According to Michael Ducker, senior VP of Hydrogen Infrastructure with Mitsubishi Power America, one of the world’s largest reserves of natural gas is underfoot in the U.S.
"Unless we can find a way to cost-effectively decarbonize this resource, it is a tremendous lost opportunity," Ducker said.
Discussing clean hydrogen’s place in the future market at the Hydrogen North America 2023 Conference held in Houston, Ducker said the energy industry is seeking to "solve a problem more than a century in the making, but within one generation."
The importance of stepping up to the decarbonization challenge is not up for debate for Ducker.
"For myself, the answer to that question is quite simple and easy," Ducker said, pointing to a slide image of his three children. "For me, it’s personal."
Recently, Ducker and his six-year-old son were watching the television show Planet Earth in which Sir David Attenborough discusses climate change and the impact on the world.
"My son posed the question to me: ‘Dad, what’s climate change?’ Try to explain climate change to a six-year-old. It’s a little bit challenging," Ducker admitted.
Rather than changing the subject to a less serious theme, Ducker chose "to better discuss with him what we are doing in this world to try to deliver clean energy, and what his daddy is doing in his work," he said. "I realized in that moment how important it was for me to see the impact, specifically, our work is having on future generations."
Ducker noted how the industry needs to, and is capable of massive energy transition, and cited advances that Mitsubishi Power is making toward that goal.
In 2019 the company put together the Advanced Clean Energy Storage (ACES) Delta Project, a JV with Magnum Development, to develop the world’s first and largest clean, integrated hydrogen hub. The project, Ducker said, serves as a model for the world’s first market application of seasonal energy storage.

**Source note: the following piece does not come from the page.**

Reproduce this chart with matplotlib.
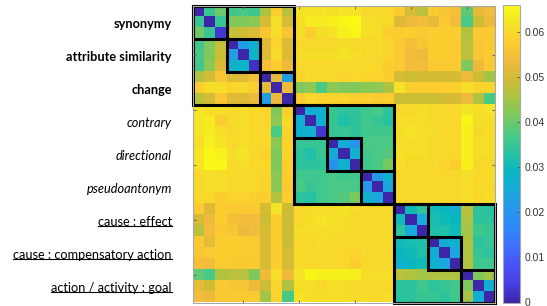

"We closed in June of 2022 on the world’s first and largest integrated clean hydrogen production and storage hub. With 100 metric tons per day of electrically produced hydrogen, and 11,000 metric tons of hydrogen storage, we will be the world’s largest single-storage site for any type of hydrogen — clean or not," he said. "We had the largest renewable hydrogen project under construction as of the close of 2022. We also closed on the Department of Energy’s first loan in over a decade for $504 million."

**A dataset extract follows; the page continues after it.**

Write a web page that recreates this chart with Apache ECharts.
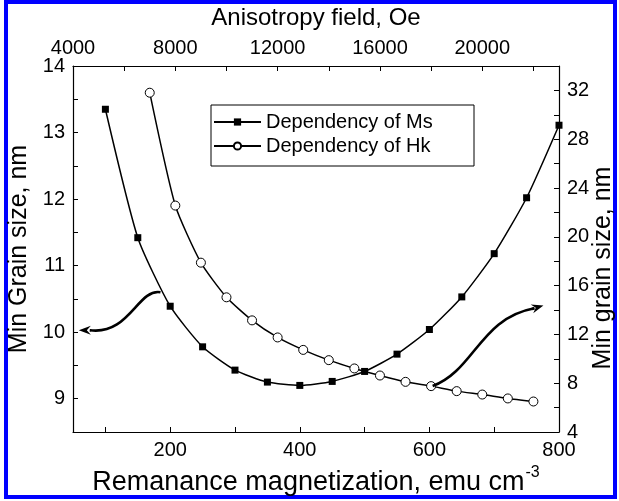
<!DOCTYPE html>
<html>
<head>
<meta charset="utf-8">
<script src="https://cdn.jsdelivr.net/npm/echarts@6/dist/echarts.min.js"></script>
<style>
html, body { margin: 0; padding: 0; background: #fff; }
#chart { width: 619px; height: 501px; }
</style>
</head>
<body>
<div id="chart"></div>
<script>
// Ms dependency: remanance magnetization (emu/cm3) -> min grain size (nm), left axis
var msX = [100, 150, 200, 250, 300, 350, 400, 450, 500, 550, 600, 650, 700, 750, 800];
var msY = [13.35, 11.42, 10.39, 9.78, 9.43, 9.25, 9.20, 9.26, 9.41, 9.67, 10.04, 10.53, 11.18, 12.02, 13.11];

// Hk dependency: anisotropy field (Oe) -> min grain size (nm), right axis
var hkX = [7000, 8000, 9000, 10000, 11000, 12000, 13000, 14000, 15000, 16000, 17000, 18000, 19000, 20000, 21000, 22000];
var hkY = [31.81, 22.56, 17.88, 15.04, 13.15, 11.75, 10.73, 9.89, 9.21, 8.63, 8.11, 7.76, 7.35, 7.07, 6.75, 6.50];

// tick labels and tick marks
var bottomLabels = [200, 400, 600, 800];
var bottomTicks = [100, 200, 300, 400, 500, 600, 700, 800];
var topLabels = [4000, 8000, 12000, 16000, 20000];
var topTicks = [4000, 6000, 8000, 10000, 12000, 14000, 16000, 18000, 20000, 22000];
var leftLabels = [9, 10, 11, 12, 13, 14];
var leftTicks = [9, 9.5, 10, 10.5, 11, 11.5, 12, 12.5, 13, 13.5];
var rightLabels = [4, 8, 12, 16, 20, 24, 28, 32];
var rightTicks = [6, 8, 10, 12, 14, 16, 18, 20, 22, 24, 26, 28, 30, 32];

// curved arrows (bottom/left data coords): start, cp1, cp2, end, tip
var arrowMs = [[185, 10.60], [150, 10.66], [137, 9.95], [76, 10.03], [59, 10.03]];
var arrowHk = [[605, 9.19], [670, 9.43], [678, 10.21], [762, 10.36], [776, 10.40]];

var FONT = 'Liberation Sans';

function zip(a, b) {
  return a.map(function (v, i) { return [v, b[i]]; });
}

function axisBase(min, max, labels, ticks) {
  return {
    type: 'value',
    min: min,
    max: max,
    axisLine: { onZero: false, lineStyle: { color: '#000', width: 1.2 } },
    axisTick: { inside: true, length: 5, customValues: ticks, lineStyle: { color: '#000', width: 1 } },
    axisLabel: {
      customValues: labels, fontSize: 20, color: '#000', fontFamily: FONT, margin: 8,
      formatter: function (v) { return String(v); }
    },
    splitLine: { show: false },
    nameTextStyle: { fontSize: 26, color: '#000', fontFamily: FONT }
  };
}

var xBottom = axisBase(50, 800, bottomLabels, bottomTicks);
xBottom.position = 'bottom';
xBottom.name = '{a|Remanance magnetization, emu cm}{s|-3}';
xBottom.nameLocation = 'middle';
xBottom.nameGap = 31;
xBottom.nameTextStyle.rich = {
  a: { fontSize: 27, color: '#000', fontFamily: FONT },
  s: { fontSize: 16, color: '#000', fontFamily: FONT, padding: [0, 0, 20, 1] }
};

var xTop = axisBase(4000, 23000, topLabels, topTicks);
xTop.position = 'top';
xTop.name = 'Anisotropy field, Oe';
xTop.nameLocation = 'middle';
xTop.nameGap = 36;
xTop.nameTextStyle.fontSize = 24;

var yLeft = axisBase(8.5, 14, leftLabels, leftTicks);
yLeft.position = 'left';
yLeft.name = 'Min Grain size, nm';
yLeft.nameLocation = 'middle';
yLeft.nameGap = 38;
yLeft.nameTextStyle.fontSize = 25;

// right axis title is drawn as a graphic text (sits lower than the axis middle)
var yRight = axisBase(4, 34, rightLabels, rightTicks);
yRight.position = 'right';

var chart = echarts.init(document.getElementById('chart'));

var option = {
  animation: false,
  backgroundColor: '#fff',
  grid: { left: 73, right: 60, top: 66, bottom: 69, outerBoundsMode: 'none' },
  legend: {
    orient: 'vertical',
    left: 213,
    top: 112,
    itemWidth: 47,
    itemHeight: 9,
    itemGap: 4,
    padding: 0,
    textStyle: { fontSize: 20, color: '#000', fontFamily: FONT },
    data: ['Dependency of Ms', 'Dependency of Hk']
  },
  xAxis: [xBottom, xTop],
  yAxis: [yLeft, yRight],
  series: [
    {
      name: 'Dependency of Ms',
      type: 'line',
      xAxisIndex: 0,
      yAxisIndex: 0,
      data: zip(msX, msY),
      smooth: 0.2,
      symbol: 'rect',
      symbolSize: 7,
      itemStyle: { color: '#000' },
      lineStyle: { color: '#000', width: 1.5 }
    },
    {
      name: 'Dependency of Hk',
      type: 'line',
      xAxisIndex: 1,
      yAxisIndex: 1,
      data: zip(hkX, hkY),
      smooth: 0.2,
      symbol: 'circle',
      symbolSize: 9,
      itemStyle: { color: '#fff', borderColor: '#000', borderWidth: 1 },
      lineStyle: { color: '#000', width: 1.5 }
    }
  ]
};

chart.setOption(option);

// arrows built from data coordinates
function px(p) {
  return chart.convertToPixel({ xAxisIndex: 0, yAxisIndex: 0 }, p);
}
function arrow(id, pts) {
  var s = px(pts[0]), c1 = px(pts[1]), c2 = px(pts[2]), e = px(pts[3]), t = px(pts[4]);
  var dx = t[0] - e[0], dy = t[1] - e[1];
  var len = Math.sqrt(dx * dx + dy * dy);
  var ux = dx / len, uy = dy / len;
  var bx = t[0] - ux * 12, by = t[1] - uy * 12;
  return [
    {
      id: id + 'c',
      type: 'bezierCurve',
      shape: { x1: s[0], y1: s[1], cpx1: c1[0], cpy1: c1[1], cpx2: c2[0], cpy2: c2[1], x2: e[0], y2: e[1] },
      style: { stroke: '#000', lineWidth: 2.6, fill: null },
      z: 10
    },
    {
      id: id + 'l',
      type: 'line',
      shape: { x1: e[0], y1: e[1], x2: bx, y2: by },
      style: { stroke: '#000', lineWidth: 2.6 },
      z: 10
    },
    {
      id: id + 'h',
      type: 'polygon',
      shape: { points: [t, [bx - uy * 4.5, by + ux * 4.5], [t[0] - ux * 8, t[1] - uy * 8], [bx + uy * 4.5, by - ux * 4.5]] },
      style: { fill: '#000' },
      z: 10
    }
  ];
}

chart.setOption({
  graphic: [
    {
      id: 'frame',
      type: 'rect',
      shape: { x: 6, y: 2, width: 609, height: 495 },
      style: { stroke: '#0000ff', lineWidth: 4, fill: null },
      silent: true
    },
    {
      id: 'legendBox',
      type: 'rect',
      shape: { x: 211, y: 105, width: 263, height: 61 },
      style: { stroke: '#000', lineWidth: 1, fill: null },
      silent: true
    },
    {
      id: 'rightTitle',
      type: 'text',
      x: 603,
      y: 268,
      rotation: Math.PI / 2,
      style: {
        text: 'Min grain size, nm',
        font: '25px "Liberation Sans"',
        fill: '#000',
        align: 'center',
        verticalAlign: 'middle'
      },
      silent: true
    }
  ].concat(arrow('am', arrowMs), arrow('ah', arrowHk))
});
</script>
</body>
</html>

Drilling for the project was completed in summer of 2023 for both caverns "ahead of schedule and nearly a mile beneath the earth," Ducker said.
"We are constructing caverns the size of the Empire State Building with little more to show for it than a 50-foot wellhead above ground. Our hydrogen-capable gas permits arrived in July 2023 at our partner’s site, and our construction continues at our aboveground facilities," he added proudly.

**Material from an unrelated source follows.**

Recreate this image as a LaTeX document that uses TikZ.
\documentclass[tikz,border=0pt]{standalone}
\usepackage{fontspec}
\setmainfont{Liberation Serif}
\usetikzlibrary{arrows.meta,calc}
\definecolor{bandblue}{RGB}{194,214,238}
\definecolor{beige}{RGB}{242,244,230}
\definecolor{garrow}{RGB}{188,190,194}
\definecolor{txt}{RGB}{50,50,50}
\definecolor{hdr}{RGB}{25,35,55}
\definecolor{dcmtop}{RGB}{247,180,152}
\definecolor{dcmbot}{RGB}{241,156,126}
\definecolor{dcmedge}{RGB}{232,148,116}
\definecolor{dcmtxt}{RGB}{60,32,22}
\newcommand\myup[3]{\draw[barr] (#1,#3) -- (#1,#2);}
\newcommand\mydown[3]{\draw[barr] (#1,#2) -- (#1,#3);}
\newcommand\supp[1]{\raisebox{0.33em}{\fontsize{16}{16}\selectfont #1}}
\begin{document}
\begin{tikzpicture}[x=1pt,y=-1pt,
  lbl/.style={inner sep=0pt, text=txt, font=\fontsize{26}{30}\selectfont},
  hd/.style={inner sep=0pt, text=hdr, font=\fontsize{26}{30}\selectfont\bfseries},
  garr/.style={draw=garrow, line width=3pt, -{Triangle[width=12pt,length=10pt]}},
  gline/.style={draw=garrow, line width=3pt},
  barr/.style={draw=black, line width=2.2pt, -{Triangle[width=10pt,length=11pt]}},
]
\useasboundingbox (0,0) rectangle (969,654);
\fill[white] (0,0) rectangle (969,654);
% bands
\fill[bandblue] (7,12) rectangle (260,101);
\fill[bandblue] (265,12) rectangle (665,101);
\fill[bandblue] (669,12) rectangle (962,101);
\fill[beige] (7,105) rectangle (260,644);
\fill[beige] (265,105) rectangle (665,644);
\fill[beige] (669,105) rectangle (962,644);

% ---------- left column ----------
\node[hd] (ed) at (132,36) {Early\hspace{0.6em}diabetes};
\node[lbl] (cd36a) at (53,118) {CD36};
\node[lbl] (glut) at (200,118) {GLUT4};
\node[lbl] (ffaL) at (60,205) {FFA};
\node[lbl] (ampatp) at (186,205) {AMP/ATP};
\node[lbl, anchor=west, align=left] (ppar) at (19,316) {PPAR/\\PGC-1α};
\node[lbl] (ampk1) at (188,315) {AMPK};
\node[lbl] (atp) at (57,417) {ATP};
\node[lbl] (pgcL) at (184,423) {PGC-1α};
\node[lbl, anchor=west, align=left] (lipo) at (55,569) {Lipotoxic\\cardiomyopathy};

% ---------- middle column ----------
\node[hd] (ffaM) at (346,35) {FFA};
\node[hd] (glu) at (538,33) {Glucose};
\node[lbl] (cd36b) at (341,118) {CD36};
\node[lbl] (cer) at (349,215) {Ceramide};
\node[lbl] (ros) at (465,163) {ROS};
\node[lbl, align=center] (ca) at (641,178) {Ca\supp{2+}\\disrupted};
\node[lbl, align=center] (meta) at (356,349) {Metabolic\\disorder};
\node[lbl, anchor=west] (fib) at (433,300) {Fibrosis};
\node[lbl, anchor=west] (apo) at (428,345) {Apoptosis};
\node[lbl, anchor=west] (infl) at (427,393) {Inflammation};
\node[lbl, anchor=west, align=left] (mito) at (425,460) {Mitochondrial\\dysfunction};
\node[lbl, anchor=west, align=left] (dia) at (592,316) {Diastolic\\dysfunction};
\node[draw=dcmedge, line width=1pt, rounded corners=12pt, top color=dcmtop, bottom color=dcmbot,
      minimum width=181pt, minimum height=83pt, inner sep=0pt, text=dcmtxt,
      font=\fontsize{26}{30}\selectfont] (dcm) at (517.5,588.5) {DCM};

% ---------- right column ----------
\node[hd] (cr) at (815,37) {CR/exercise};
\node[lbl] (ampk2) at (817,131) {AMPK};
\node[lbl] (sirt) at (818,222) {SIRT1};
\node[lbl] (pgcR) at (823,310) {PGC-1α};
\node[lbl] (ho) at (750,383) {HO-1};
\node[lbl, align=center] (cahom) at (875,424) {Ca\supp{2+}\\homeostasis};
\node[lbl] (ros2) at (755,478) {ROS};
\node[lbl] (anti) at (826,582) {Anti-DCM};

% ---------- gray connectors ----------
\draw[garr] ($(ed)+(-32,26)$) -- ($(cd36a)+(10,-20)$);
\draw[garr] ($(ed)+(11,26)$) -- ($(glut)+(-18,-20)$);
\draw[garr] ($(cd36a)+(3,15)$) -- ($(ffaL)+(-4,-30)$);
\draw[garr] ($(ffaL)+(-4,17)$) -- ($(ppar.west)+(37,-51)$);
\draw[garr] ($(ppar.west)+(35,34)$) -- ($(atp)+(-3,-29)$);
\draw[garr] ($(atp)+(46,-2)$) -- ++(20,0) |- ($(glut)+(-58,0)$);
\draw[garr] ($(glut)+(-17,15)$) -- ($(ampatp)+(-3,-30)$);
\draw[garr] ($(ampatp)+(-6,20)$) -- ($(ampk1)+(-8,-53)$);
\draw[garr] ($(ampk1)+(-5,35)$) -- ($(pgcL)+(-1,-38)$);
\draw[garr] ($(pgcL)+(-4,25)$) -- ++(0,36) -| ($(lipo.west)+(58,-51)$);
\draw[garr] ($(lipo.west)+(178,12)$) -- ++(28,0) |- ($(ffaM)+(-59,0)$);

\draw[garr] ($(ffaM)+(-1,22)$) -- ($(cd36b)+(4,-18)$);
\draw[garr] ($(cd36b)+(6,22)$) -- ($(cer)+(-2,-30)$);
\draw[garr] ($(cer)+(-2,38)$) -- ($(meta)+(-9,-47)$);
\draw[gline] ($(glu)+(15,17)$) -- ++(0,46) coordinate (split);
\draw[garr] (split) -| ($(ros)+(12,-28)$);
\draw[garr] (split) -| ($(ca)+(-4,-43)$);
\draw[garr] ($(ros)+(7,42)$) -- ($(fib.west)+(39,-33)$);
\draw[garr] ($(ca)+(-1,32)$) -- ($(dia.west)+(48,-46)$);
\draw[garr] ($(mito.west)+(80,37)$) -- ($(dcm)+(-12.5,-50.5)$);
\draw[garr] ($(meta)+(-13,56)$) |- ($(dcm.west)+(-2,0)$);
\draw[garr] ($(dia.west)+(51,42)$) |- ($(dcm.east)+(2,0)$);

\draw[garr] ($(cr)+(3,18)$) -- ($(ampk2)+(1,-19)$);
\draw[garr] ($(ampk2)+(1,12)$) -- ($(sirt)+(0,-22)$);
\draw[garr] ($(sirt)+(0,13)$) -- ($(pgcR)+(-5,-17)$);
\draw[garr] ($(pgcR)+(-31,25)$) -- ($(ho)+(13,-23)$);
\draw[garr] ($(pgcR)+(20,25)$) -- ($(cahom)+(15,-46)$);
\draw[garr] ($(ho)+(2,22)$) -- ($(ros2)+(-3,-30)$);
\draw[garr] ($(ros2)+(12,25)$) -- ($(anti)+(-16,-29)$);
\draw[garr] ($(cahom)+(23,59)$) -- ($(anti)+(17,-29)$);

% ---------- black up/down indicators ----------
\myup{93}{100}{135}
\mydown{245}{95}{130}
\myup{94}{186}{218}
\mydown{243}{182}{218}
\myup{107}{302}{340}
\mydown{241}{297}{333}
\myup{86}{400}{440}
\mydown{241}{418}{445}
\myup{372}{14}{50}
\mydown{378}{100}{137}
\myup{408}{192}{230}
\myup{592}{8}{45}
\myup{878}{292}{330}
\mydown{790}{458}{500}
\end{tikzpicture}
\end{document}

The ACES Delta Project, Ducker explained, is pragmatically "a first" in the industry — a "flagship example," he said. "We need first-movers. Act when we’ve got incomplete answers. Act when others criticize."
"Back in 2019 when discussing this investment, I was told we were throwing away our money. I was told this was a science experiment. I was told this was the hydrogen economy failure, all over again. This was literally just a little more than a few years ago," Ducker concluded. "Yet, here I stand today, and we have delivered. This is what it is going to take if we are going to solve a problem a century in the making and doing it in a single lifetime."